Across insurance types, the deductible is the amount your insurance company requires you to pay before stepping in to meet expenses.  This means that you’ll pay a specific amount on your own without the help of insurance.

Deductibles are normally quoted as a fixed quantity and are a part of most policies covering losses to the policy holder. The insurer then becomes liable for claimable expenses that exceed this amount.  Depending on the policy, the deductible may apply per covered incident, or per year. For policies where incidents are not easy to delimit (health insurance, for example), the deductible is typically applied per year.

For an example of a deductible, let’s say you are looking for health insurance and have found a policy. It has a $150 premium and a $1,500 deductible. So, you will pay $150 a month and must spend $1,500 of your own money for services before insurance helps with expenses. Every year, the deductible resets, so even if you met your deductible last year, you’d need to pay the $1,500 in the current year for your insurance policy to cover costs.


Exclusions are certain situations in which losses may not be covered. Insurance policies can have several exclusions, which are important to know when comparing policies and coverage.  Common exclusions include damage resulting from earthquakes, floods, nuclear incidents act of terrorism and war.

Insured (or Named Insured)

The named insured is the person, party, or company the policy insures.  A person or entity who buys insurance is known as a policyholder, while a person or entity covered under the policy is called an insured.


Loss is the damage that the insured property suffers, usually from perils (hazards, risks).

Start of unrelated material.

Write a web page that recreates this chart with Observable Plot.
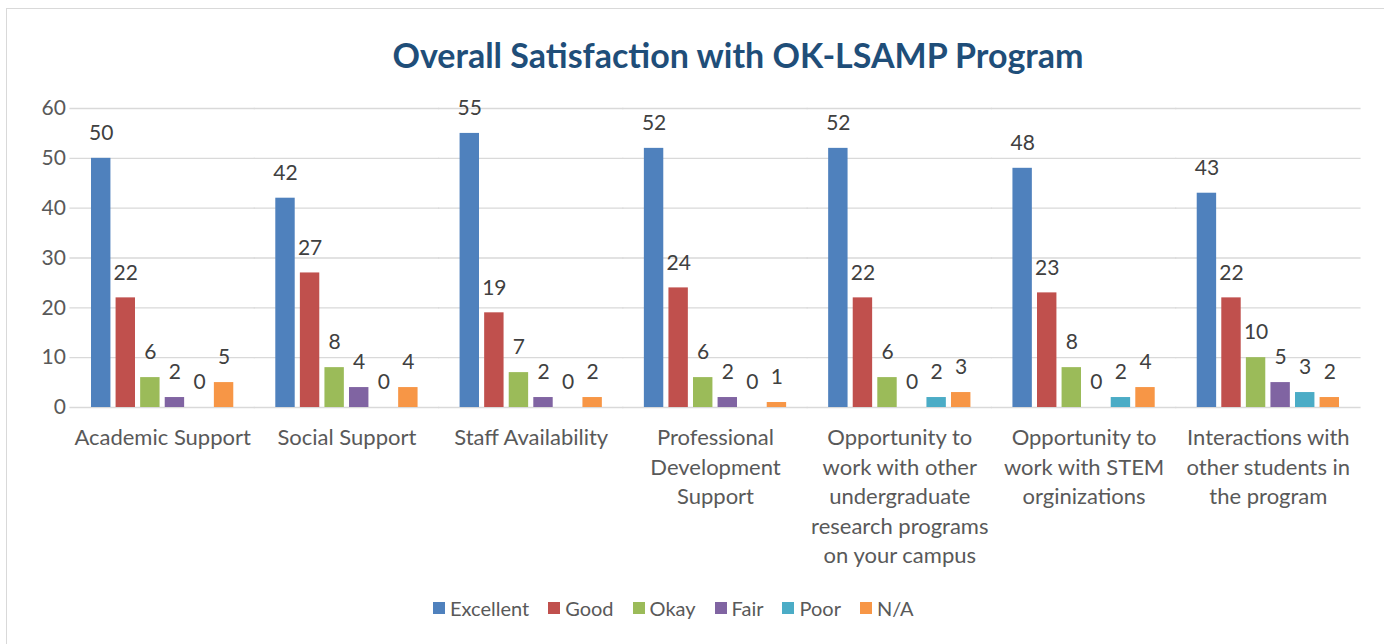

Specific kinds of loss (for example, flooding) may or may not be covered, depending on your insurance policy.

Out-Of-Pocket Maximum

Most often associated with health insurance policies, the out-of-pocket maximum limits the amount you pay annually for covered services. Your deductible, copay, and coinsurance expenses apply to your out-of-pocket maximum. The out-of-pocket maximum helps control the amount you pay for health care, meaning your insurance company will pay in full for many services once you meet the out-of-pocket maximum.

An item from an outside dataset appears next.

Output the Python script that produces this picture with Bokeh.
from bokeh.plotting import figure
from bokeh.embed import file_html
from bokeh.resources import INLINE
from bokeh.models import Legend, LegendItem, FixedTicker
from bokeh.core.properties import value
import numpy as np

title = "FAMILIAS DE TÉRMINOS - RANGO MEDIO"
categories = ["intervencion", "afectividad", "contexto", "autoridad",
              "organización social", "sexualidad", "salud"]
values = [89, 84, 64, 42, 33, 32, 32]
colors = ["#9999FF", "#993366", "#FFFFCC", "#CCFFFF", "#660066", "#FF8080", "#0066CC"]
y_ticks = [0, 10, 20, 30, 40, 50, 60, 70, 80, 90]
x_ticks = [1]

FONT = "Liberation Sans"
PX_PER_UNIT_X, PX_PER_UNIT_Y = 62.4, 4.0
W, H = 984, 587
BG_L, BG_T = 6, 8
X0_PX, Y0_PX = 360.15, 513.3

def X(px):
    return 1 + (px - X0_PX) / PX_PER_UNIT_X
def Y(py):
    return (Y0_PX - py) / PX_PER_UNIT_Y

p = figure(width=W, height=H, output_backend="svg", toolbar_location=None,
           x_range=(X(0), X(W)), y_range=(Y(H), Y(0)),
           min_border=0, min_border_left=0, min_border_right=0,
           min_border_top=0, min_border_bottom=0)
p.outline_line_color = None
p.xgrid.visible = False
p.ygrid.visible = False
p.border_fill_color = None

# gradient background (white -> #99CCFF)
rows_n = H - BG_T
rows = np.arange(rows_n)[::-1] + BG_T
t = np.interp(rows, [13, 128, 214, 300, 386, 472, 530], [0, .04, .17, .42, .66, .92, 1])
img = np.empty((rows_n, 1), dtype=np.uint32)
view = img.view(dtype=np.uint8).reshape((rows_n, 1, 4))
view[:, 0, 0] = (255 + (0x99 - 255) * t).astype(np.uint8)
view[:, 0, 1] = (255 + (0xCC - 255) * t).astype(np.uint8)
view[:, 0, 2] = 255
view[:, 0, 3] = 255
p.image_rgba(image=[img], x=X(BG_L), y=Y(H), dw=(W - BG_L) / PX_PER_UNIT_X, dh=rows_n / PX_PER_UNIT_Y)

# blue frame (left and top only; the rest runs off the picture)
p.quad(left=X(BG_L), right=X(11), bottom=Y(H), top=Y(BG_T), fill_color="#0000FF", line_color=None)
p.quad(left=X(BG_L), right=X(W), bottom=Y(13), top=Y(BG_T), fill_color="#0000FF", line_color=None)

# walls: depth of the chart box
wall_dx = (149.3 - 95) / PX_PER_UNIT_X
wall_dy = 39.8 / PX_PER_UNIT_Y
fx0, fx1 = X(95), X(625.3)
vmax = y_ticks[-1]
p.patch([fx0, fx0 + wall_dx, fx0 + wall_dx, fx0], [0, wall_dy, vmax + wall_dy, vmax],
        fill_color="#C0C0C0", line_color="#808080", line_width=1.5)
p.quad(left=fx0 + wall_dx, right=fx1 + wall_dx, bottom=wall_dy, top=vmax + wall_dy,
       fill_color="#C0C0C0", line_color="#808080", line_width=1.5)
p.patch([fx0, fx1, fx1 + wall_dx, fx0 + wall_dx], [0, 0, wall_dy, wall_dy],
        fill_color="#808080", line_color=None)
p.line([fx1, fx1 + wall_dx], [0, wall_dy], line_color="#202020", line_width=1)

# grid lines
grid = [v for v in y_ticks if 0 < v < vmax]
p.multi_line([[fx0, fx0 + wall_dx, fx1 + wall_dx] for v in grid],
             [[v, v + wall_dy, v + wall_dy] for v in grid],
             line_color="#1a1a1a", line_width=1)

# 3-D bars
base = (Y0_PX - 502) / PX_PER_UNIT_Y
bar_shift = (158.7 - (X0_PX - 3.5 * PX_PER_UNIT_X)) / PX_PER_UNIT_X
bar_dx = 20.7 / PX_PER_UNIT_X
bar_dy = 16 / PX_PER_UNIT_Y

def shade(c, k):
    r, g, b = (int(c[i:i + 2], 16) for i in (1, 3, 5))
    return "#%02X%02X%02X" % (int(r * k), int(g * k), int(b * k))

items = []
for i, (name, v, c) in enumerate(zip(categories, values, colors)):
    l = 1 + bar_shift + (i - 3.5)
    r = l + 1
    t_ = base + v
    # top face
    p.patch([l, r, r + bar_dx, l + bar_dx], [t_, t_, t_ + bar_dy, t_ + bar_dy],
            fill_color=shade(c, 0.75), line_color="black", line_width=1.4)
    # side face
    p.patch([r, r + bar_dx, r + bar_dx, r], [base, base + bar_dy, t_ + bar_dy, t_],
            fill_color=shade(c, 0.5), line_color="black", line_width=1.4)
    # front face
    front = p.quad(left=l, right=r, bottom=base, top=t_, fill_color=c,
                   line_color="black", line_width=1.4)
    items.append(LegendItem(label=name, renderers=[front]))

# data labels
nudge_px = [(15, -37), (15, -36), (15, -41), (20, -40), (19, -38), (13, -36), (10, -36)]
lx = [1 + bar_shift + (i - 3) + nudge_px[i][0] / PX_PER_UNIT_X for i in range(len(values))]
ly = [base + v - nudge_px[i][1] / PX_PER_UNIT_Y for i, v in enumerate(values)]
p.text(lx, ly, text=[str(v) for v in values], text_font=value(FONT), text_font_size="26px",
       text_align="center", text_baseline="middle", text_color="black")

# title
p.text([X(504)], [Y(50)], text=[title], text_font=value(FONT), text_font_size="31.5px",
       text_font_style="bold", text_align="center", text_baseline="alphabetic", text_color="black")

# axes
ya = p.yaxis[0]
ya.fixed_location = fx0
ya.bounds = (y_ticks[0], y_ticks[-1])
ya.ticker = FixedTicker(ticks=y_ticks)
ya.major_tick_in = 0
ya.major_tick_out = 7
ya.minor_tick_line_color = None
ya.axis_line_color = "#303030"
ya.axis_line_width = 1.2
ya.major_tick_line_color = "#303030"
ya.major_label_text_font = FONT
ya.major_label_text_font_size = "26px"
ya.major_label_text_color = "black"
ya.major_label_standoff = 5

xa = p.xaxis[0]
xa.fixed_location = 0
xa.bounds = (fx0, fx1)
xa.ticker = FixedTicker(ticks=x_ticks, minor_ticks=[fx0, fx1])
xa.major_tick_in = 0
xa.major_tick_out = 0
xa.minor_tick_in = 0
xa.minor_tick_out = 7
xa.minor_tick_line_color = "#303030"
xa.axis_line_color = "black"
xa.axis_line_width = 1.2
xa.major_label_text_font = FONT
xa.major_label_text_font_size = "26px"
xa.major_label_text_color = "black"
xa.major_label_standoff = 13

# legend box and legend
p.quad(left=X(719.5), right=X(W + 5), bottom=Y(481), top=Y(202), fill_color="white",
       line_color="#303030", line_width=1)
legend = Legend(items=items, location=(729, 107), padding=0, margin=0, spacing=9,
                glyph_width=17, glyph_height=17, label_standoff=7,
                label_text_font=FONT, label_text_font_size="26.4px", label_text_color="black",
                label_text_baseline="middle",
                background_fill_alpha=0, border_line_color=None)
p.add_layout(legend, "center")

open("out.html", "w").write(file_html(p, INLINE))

Insurance for your property often pays out in the event of perils (hazards), including fire or theft. If you have specific perils that you’d like coverage for, you can add a rider.

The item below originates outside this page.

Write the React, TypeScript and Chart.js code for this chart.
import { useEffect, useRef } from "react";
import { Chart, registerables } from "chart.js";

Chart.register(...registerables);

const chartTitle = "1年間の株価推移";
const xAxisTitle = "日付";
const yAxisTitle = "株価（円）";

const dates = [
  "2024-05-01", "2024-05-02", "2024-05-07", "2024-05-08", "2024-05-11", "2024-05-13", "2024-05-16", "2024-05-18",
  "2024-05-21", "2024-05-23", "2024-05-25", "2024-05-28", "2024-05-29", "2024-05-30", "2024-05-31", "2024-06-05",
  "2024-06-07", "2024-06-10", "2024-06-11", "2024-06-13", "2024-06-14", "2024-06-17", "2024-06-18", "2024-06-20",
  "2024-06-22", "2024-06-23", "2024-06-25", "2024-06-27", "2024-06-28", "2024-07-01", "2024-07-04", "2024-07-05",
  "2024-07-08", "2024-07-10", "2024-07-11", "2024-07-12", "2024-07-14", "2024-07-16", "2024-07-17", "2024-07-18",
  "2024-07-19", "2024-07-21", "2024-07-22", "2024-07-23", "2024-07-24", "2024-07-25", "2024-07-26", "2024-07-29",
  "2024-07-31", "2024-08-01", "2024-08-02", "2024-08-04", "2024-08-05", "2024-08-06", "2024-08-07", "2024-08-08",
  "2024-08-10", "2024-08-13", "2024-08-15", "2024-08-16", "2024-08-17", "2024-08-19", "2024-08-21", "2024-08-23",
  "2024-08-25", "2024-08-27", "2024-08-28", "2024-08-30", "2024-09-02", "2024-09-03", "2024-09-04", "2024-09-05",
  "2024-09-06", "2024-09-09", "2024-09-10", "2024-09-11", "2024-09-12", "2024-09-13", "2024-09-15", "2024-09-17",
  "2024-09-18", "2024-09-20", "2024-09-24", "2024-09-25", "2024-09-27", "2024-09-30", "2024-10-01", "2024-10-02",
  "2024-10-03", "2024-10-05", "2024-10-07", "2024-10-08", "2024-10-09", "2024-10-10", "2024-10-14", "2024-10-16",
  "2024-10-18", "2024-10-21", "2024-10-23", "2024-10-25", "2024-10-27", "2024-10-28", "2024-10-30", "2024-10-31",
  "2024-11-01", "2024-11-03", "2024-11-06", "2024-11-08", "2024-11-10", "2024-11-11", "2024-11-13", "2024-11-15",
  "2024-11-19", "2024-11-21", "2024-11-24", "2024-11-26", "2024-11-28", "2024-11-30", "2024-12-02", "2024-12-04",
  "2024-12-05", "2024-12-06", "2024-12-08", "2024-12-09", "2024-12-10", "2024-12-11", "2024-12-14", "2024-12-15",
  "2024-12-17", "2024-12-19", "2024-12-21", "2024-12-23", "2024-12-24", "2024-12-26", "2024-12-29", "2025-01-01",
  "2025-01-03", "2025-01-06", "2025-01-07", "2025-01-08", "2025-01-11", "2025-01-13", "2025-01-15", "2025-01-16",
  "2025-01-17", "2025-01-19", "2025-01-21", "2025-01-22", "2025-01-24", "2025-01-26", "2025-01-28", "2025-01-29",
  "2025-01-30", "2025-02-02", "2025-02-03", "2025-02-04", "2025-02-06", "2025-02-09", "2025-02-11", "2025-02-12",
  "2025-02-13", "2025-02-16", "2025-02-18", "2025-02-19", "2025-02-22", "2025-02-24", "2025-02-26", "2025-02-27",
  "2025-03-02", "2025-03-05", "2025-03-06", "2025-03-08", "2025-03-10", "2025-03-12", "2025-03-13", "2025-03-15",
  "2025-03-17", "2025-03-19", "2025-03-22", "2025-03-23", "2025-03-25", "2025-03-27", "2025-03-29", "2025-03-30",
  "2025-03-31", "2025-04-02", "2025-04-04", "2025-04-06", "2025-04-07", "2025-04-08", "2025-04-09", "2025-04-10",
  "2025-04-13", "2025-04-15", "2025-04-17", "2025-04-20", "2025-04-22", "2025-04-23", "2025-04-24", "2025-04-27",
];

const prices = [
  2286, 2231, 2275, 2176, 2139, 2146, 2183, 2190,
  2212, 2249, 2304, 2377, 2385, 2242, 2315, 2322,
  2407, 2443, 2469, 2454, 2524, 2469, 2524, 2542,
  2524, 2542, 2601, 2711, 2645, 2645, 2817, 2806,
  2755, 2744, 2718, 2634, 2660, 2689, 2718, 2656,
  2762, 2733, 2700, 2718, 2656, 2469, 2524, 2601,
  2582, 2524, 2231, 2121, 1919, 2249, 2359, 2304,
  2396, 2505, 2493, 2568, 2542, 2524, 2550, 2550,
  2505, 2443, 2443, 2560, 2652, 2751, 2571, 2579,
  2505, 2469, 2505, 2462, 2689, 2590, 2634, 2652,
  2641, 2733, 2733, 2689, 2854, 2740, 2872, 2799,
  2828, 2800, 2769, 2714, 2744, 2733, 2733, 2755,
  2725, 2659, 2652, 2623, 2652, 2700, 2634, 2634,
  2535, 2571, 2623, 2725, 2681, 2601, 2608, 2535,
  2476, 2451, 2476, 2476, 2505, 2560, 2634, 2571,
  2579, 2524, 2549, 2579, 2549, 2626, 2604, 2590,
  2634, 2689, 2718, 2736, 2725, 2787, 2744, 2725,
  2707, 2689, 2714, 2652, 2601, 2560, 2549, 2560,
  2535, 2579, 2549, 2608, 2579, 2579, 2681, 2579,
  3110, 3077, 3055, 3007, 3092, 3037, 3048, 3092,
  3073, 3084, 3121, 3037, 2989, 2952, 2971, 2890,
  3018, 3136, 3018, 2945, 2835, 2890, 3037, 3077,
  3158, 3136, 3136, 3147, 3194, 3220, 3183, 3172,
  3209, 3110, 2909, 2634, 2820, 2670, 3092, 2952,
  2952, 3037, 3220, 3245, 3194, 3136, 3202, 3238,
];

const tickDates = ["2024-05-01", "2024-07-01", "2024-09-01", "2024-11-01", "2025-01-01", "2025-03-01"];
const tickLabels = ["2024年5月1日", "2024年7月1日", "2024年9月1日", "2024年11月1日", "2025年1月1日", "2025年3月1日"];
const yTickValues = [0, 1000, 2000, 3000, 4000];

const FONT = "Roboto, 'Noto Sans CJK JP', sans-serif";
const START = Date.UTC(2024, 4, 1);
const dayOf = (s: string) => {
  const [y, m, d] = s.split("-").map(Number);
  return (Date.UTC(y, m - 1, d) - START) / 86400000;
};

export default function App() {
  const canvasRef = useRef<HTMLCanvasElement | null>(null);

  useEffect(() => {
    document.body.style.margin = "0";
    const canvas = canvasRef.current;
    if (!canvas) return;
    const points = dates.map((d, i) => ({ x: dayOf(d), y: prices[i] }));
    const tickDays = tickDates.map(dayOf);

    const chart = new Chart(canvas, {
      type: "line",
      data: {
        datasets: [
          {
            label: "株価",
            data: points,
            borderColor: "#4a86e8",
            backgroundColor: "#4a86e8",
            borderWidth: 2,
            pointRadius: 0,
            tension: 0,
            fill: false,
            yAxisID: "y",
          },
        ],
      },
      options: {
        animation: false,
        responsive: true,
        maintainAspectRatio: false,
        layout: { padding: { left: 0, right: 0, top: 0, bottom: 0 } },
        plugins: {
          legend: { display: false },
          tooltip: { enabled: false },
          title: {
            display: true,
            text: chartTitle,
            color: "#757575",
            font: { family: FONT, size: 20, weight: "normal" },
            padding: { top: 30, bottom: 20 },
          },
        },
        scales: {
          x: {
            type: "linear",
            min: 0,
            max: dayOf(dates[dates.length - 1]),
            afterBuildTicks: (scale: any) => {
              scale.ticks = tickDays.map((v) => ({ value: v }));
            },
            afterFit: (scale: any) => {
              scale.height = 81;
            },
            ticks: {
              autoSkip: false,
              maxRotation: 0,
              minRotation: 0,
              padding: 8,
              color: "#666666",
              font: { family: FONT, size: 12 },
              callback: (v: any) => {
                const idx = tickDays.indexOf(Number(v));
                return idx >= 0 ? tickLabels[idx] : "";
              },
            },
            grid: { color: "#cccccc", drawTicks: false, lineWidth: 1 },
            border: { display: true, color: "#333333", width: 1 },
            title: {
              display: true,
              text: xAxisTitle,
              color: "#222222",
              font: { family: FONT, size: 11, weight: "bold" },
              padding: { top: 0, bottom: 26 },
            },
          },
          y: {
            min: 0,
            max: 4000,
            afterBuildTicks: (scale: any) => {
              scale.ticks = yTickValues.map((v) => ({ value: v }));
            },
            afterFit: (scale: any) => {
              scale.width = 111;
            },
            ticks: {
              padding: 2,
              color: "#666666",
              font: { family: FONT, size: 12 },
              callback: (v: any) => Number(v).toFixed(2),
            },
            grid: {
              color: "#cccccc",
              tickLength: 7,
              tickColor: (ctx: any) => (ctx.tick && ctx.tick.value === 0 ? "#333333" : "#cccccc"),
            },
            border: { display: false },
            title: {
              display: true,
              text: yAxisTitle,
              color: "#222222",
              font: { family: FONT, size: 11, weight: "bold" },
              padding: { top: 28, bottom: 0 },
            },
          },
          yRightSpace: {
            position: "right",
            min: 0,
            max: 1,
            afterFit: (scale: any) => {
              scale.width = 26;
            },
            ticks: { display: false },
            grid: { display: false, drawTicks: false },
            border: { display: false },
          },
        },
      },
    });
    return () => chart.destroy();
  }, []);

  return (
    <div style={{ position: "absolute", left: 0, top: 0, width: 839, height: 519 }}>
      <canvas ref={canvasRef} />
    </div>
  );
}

A person or entity who buys insurance is known as a policyholder.


The premium is another word for the payment for your policy or the cost of being insured.  Premiums do not count toward deductibles or out-of-pocket maximums.

Replacement Cost

Replacement cost is the value of your insured property without accounting for depreciation or damage. For example, if you were to total your vehicle, your auto insurance policy may provide money to replace your vehicle instead of the current cash value of your vehicle. In other words, you can purchase a policy that specifies full replacement of the vehicle rather than the depreciated value – at a higher cost, of course.

Rider or Endorsement

An insurance rider/endorsement is an amendment to an existing insurance contract that changes the terms of the original policy. An endorsement/rider can be issued at the time of purchase, mid-term or at renewal time. Insurance premiums may be affected and adjusted as a result.  An example might be a specific piece of jewelry the loss of which would be limited by the terms of the policy (typically $1,000). You can cover it to the full value with the purchase of a rider.


Underwriting is an insurance company’s risk calculation that determines whether they will insure you and how much they will charge. Your personal information will impact the result of underwriting.  That information is contained in your application. The questions on the application are designed to give the insurer the information needed to make a decision.

With these terms in mind, you can hold your own in most conversations with those explaining or selling you insurance.